DARPA’s Near Zero Power RF and Sensor Operations (N-ZERO) program, which concluded in May 2020 was designed to find  ways around the lifetime limitations of IoT battery power so that sensors could be deployed in the field to detect events like vibration, light, sound, or other battlefield signals without having to be frequently replaced.

“The N-ZERO program established asleep-yet-continuously-alert sensing capabilities for untethered, unattended systems that are triggered by specific physical or radio frequency [RF] signatures,” said Benjamin Griffin, program manager in DARPA’s Microsystems Technology Office. “Sensor lifetimes that are on the order of years will enable cost-effective and safe deployment of sensing technologies in areas lacking fixed-energy infrastructure.”

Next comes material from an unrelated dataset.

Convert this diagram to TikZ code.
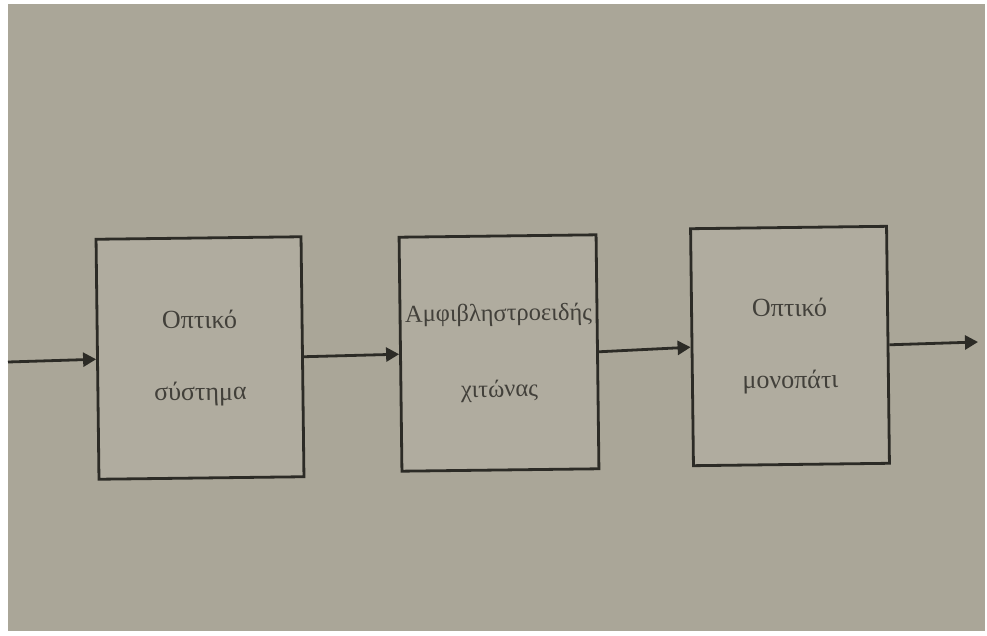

What Griffin acknowledged for now was that RF, acoustic, and infrared (IR) wake-up capabilities were the most successful sensing systems developed by the N-ZERO program. These near-zero-power sensors transmit radio signals to communicate (RF), measure sound levels (acoustic), and detect IR (thermal) radiation.

An estimated battery lifetime extension was achieved from four weeks to up to four years, based on a coin-cell battery. Despite these successes, the battery lifetimes of sensors tested in the N-ZERO initiative are still limited by processing and communications of confirmed events and/or ultimately by the self-discharge of the battery itself.

One move in a positive direction was the development of an ultra-low-power Arm processor. DARPA said that lower processing options that dramatically increase battery life (like Arm) can cut costs that get incurred when sensors must be replaced frequently because their batteries fail, according to eetasia.com.